The third film from Rian Johnson (Brick) is the sci-fi Looper, where a hitman (Joseph Gordon-Levitt) from our present, killing people in the future, recognizes one target as his older self. Alfonso Cuarón (Children of Men) launches himself into sci-fi, and 3D, with Gravity, starring George Clooney and Sandra Bullock as two astronauts fighting to get back down home from their destroyed space station. After the cosmic wondering of Terrence Malick's Tree of Life, the super-auteur unearths a film still untitled—a story probably set in Oklahoma and possibly deconstructing an architect's love triangle. From Twylight Zones comes Sopranos creator David Chase's debut, a '60s New Jersey rock-band film, with James Gandolfini.

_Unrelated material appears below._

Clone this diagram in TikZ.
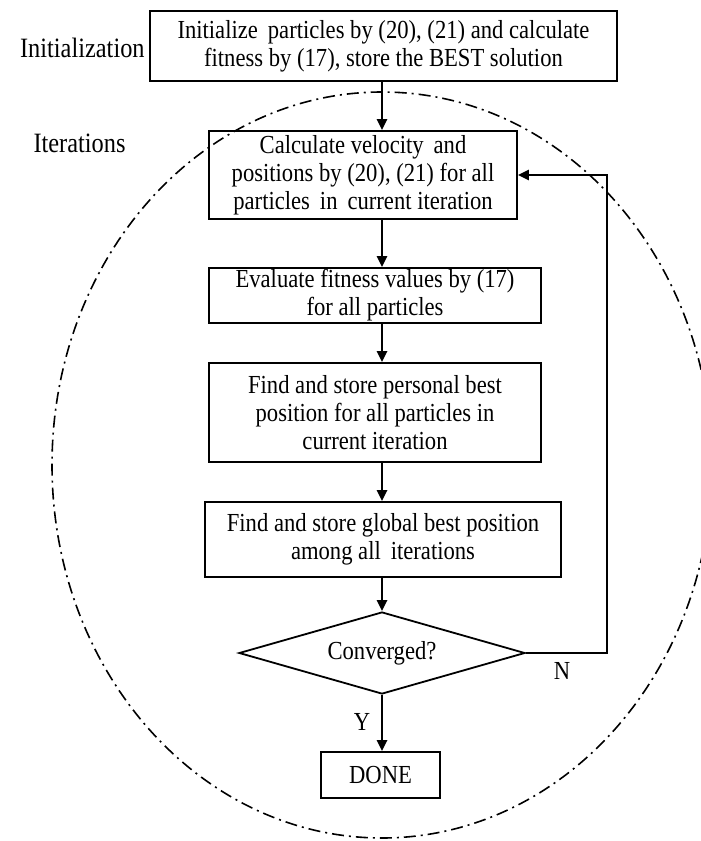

December brings Ang Lee's Life of Pi, adapting Yann Martel's famous tale of a zookeeper's son adrift on a lifeboat with a hyena, Bengal tiger, orangutan and zebra. David Cronenberg's take on Don DeLillo's New York City-crossing limo odyssey Cosmopolis (shot in Toronto) is due late in the year.

There are some films without clear release dates yet, but they should see light of disc or screen in 2012. Sarah Polley's Take This Waltz twirls about in Toronto's Annex neighbourhood, where Michelle Williams and Seth Rogen are a couple drifting apart. Xavier Dolan's Laurence Anyways is a tale of impossible love, post-sex change. Guy Maddin's Keyhole is the odyssey of a gangster's homecoming, one room at a time.


Chan-wook Park (Oldboy) slakes his bloodlust with the horror story Stoker, about a girl (Mia Wasikowska) strangely drawn to her mysterious uncle. Wong Kar-wai (In The Mood For Love) turns to martial-arts with his look at Bruce Lee's teacher, The Grandmasters, while a young American maestro, Paul Thomas Anderson (There Will Be Blood), has finished post-production on his picture about '50s new-religion leader, The Master.


Yorgos Lanthimos follows Dogtooth with Alps, a deadpan drama wherein a company arrives with stand-ins for your dearly departed. The Dardenne brothers send The Kid with a Bike, about a fierce-willed boy (Thomas Doret) rejected by his father but taken in by a hairdresser (Cécile de France).
Jafar Panahi, forbidden from making films for years by the Iranian regime, smuggled his latest, This Is Not A Film, out of the country last year. Michael Winterbottom's film about UK prisons, Seven Days, has been shot a few weeks at a time over the past five years; also released this year is Trishna, Winterbottom's set-in-modern-India take on Thomas Hardy's Tess of the d'Urbervilles, about a woman (played by Freida Pinto) imprisoned by the social values of her time.